De Masi: Estou de acordo com o que [Toscani] diz. Nelson Rodrigues diz que “a pior forma de solidão é a amizade e a companhia de um paulista”. E Carl Gauss diz que “ao monólogo com minha esposa prefiro o diálogo comigo mesmo”. Mas acredito que a situação melhor é a de quem consegue ficar muito bem sozinho e muito bem acompanhado. Necessito dos meus momentos de solidão, no qual sinto com vontade de ficar comigo mesmo. Quando não tenho com quem falar em Roma ligo pro Oliviero. Felizmente temos os meios de comunicação e podemos ter vários níveis. Um nível de companhia com o telefone, com Facebook, pessoalmente... É maravilhoso. A maturidade consiste em saber utilizar todos os níveis de relacionamento.
Toscani: Nunca como hoje estivemos tão conectados e, também, tão sozinhos. Em casa o pai vê a TV, a mãe ouve música no iPod, o filho no computador... Talvez assistamos todos a mesma coisa na televisão, mas em quartos separados. Talvez estejamos conectados, mas creio que há uma grande solidão.
De Masi: Não sei se é assim. Cada um está em um quarto e tem um celular. Eu acho que isso é bonito por que cada um deles está com a pessoa que prefere.
Toscani: Como assim? Ele tá com o telefone, não com a pessoa! Ele é daqueles jovens de hoje que fazem amor com o celular na mão?
De Mais: Se não tivesse telefone, o filho teria que escutar o pai e a mãe... Cada um fica com a pessoa preferida, o que é ótimo.

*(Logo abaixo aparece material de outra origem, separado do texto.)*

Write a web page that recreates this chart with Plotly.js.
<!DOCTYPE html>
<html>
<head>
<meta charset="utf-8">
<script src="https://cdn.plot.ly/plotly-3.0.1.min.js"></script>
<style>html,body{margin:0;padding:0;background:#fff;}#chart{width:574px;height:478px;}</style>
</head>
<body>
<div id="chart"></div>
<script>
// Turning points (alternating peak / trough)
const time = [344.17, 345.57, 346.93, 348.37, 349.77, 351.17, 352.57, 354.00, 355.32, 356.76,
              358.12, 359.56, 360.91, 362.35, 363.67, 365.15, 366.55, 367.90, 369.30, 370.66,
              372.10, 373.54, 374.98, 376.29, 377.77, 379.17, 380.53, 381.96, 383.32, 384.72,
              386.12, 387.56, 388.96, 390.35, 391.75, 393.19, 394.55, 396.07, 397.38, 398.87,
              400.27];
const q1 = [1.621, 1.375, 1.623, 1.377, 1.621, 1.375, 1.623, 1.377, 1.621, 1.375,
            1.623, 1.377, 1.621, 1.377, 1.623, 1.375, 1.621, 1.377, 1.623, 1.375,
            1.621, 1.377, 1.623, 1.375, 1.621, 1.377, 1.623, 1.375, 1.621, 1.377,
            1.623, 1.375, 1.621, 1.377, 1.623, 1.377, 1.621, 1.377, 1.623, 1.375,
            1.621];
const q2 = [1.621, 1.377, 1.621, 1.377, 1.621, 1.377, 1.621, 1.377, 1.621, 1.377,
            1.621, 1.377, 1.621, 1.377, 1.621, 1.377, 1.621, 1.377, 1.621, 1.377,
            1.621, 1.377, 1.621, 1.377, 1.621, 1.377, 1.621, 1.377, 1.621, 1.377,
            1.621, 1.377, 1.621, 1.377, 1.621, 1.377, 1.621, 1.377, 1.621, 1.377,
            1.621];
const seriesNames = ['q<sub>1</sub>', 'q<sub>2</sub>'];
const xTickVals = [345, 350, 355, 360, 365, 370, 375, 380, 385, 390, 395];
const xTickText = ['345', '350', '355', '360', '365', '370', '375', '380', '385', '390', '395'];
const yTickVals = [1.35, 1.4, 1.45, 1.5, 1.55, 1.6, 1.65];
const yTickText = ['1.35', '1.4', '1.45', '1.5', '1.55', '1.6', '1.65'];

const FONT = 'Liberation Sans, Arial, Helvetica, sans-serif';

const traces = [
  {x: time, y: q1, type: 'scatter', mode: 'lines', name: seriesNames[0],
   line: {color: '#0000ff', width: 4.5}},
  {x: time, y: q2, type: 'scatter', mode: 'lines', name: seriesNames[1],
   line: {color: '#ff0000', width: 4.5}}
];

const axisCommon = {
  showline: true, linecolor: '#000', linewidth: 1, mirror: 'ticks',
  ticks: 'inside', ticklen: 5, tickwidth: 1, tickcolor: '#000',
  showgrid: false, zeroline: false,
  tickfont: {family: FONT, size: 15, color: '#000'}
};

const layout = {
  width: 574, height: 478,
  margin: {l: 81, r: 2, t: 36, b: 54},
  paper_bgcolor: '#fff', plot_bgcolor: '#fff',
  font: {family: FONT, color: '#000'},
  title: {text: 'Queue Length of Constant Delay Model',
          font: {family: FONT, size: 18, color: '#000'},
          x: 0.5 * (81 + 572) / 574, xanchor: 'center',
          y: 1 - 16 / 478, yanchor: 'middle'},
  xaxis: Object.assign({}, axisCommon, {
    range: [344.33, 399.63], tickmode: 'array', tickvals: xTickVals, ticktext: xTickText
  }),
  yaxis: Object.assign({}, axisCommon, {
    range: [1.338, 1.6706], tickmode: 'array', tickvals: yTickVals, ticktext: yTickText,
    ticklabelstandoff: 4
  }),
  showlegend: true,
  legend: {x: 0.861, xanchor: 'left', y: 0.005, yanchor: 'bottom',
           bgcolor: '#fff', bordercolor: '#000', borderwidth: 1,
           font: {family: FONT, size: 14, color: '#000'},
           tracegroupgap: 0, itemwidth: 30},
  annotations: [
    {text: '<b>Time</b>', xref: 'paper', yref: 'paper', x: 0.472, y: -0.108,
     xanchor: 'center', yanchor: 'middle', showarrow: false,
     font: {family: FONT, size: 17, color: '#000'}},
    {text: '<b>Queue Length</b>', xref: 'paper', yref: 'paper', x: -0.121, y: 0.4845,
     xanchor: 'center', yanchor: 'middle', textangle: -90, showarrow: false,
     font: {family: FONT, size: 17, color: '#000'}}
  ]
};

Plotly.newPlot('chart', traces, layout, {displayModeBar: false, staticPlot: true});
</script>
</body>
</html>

Toscani: A tecnologia cria solidão.
De Masi: A meu ver cria interação. Tanto Oliviero como eu temos uma certa idade e vivemos muito tempo antes do iPad, do iPhone... Até a masturbação hoje é melhor do que era anos atrás!
Toscani: Bom, é melhor vocês fazerem outra pergunta por que estamos saindo dos trilhos...

Pergunta da plateia: A felicidade traz a saudade, que gera tristeza, que é difícil de ter um fim...
Toscani:
O senhor tem uma visão bastante especial. Quem vive vai em busca do que já viu, visões, situações passadas que foram belas, e procura se voltar para aqueles espaços de memória. Mas quando fazemos isso perdemos a oportunidade de olhar a imaginação, pois para olhar pra trás não há necessidade de imaginação. A imaginação é o futuro. Depende de nós que futuro desejamos. A imaginação criou a Renascença. Sou muito ligado ao meu passado, mas não sou saudosista. Incomoda-me um pouco porque faz com que eu perca a energia da imaginação... Como eu disse, para mim a coisa mais importante é a liberdade.
De Masi: [Se dirigindo à plateia] Acredito que seja importante o trabalho que vocês realizam, pois cria esta atmosfera que encontramos. Aqui existe uma atmosfera deliciosa. Quando vou para o escritório de manhã minha secretária me fala dos pedidos e convites que chegam para conferências e aulas. Pergunto quem enviou e escolho algumas. Quando minha secretaria me disse que havia um convite para esta convenção, perguntei quem estaria lá, ele disse que seriam pessoas da área da saúde. Aceitei logo porque é muito diferente de uma assembleia de executivos que produzem armas, por exemplo. Seria terrível. Criando saúde vocês criam felicidade. Como Marx disse “somente o homem que torna os outros felizes pode se permitir ser feliz”. Quanto mais tornamos os outros felizes mais temos o direito de ser felizes.